Monday, December 24, 2012

Ronnie Earl Plays With Heart & Soul

The review below was part of a review of several Black Top Records compilations issued by Shout Factory in 2006 and appeared in the September-October Jazz & Blues Report (issue 286). I may have received this directly from Shout Factory or from the publication. Reviews of the Anson Funderburgh and Guitar Shorty compilations have already run. I have made some stylistic changes. I should point out that a  number of the Black Top recordings are available in reissue or mp3 and you might want to check collector's choice music as well as Amazon and other websites for the Black Top recordings.

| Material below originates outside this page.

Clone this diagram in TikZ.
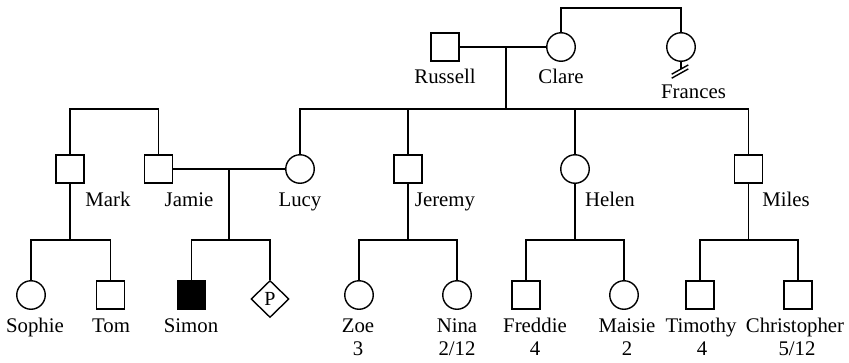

Ronnie Earl has established a lengthy catalog since leaving Roomful of Blues with albums on Bullseye Blues, Telarc and Stony Plain in addition to his fine discs on Black Top. Heart and Soul; The Best of Ronnie Earl. Starting with Smokin’, we hear Earl expanding his musical palette incorporating jazz influences in his playing and repertoire over the years leading to his instrumentally recordings of recent years. 

Vocalists supported by Earl include, Sugar Ray Norcia (with whom Earl recorded as Ronnie Earl Horvath in the late seventies before he joined Roomful of Blues) handling Guitar Slim’s You Give Me Nothing But the Blues; Darrell Nulisch on the fittingly titled Soul Searchin’; Kim Wilson on I Smell Trouble; and Mighty Sam McClain on the stunning Earl original, A Soul That’s Been Abused from Hubert Sumlin’s Blues Party

Instrumental features include a wonderful interpretation of Earl Hooker’s Blue Guitar as well as trading licks with Duke Robillard on What have I Done Wrong, from a 2005 Stony Plain recording, before closing with an instrumental rendition of Drown In My Own Tears, that features the great David ‘Fathead’ Newman. 

I am not sure whether this is really a Best of, but certainly is an excellent career retrospective of Mr. Earl’s music.